Nitpick: An atom contains less than a thousand quarks, and can be as few as three. And somewhat more than a nitpick, but the interpretation of the Universe as a cellular automaton doesn’t really gain you anything, and is really only popular among Eric Weisstein.

Ah, thank you for the correction. I really shouldn’t offer, as answers, things I already think are uncertain. I make enough mistakes even when I don’t think that.

But, a nitpick on your nitpick - the interpretation of the Universe as a cellular automaton must be pretty popular with somebody who prints really big books and distributes one copy each to shopping mall bookstores, where they demonstrate gravity. Did you hear that somebody invented an enormously powerful new computer, and switched it on, and asked it if it could figure out the meaning of existence? The machine hummed and got hot and made the lights dim for a few minutes, and then answered that it would be able to figure out the meaning of existence, but it would take a long time, and it would have to invent Mathematica first.

Can you give an example of an explanation that you would find satisfactory? The standard explanation is that Einstein (or maybe it was Lorentz or Poincare) postulated that the speed of light was a constant, and the mathematical consequences agreed with a lot of “strange” observations that didn’t seem to follow from the old theory. But I don’t think that is going to satisfy you.

It’s an analogy not an answer. Something that someone can easily visualize and feel happy about like it makes sense.

(And I wasn’t aware that anyone else was using or had popularized the analogy. I came up with it independently.)

Since from a photon’s point of view it is everywhere always, could the universe be “drawn” by just a single photon? If so, nothing could happen until the photon stopped by to draw it. Therefore, everything would be constrained by the speed of that photon.

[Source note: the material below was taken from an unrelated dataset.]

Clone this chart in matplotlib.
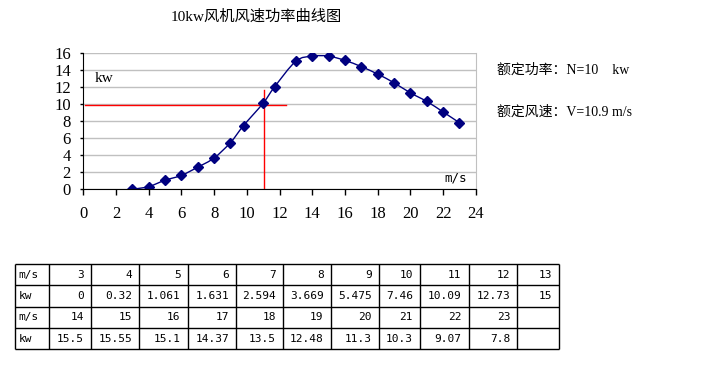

I have no idea if this is true, but it seems to make sense.

First of all, a photon isn’t everywhere always; some places it isn’t ever. Second, what makes you think that it’s meaningful to talk of the Universe being “drawn”, by a photon or otherwise?

Science doesn’t answer “why”.

Please go down the hall to the “Metaphysics” wing of the building…

"It is wrong to think that the task of physics is to find out how Nature is. Physics concerns what we say about Nature. " – Niels Bohr

Exactly. When we meet intelligent aliens, they may have different - but equally valid - ways of describing their observations of the universe. That is, the observations and predictions would be the same as ours but their explanations of “why” could be entirely different but equally valid.

Think of a TV show being broadcast. Say an episode of Who Wants to be a Millionaire. That broadcast flies off into space at light speed.

I leave earth in my spaceship and engage my FTL engines and catch up to the broadcast. Thing is I will catch up with the end of the show first and will see the show in reverse order. People will be giving the answers before they are asked the question.

If you object to it being a TV broadcast consider the same will be true as I view the earth. I will be outpacing light leaving earth but catching up to light that already left. As a result I will see the earth moving backwards in time.

Effects would precede causes.

Er, I don’t understand your description, Whack-a-Mole. Why would the show be viewed in reverse order? And why would that be a problem?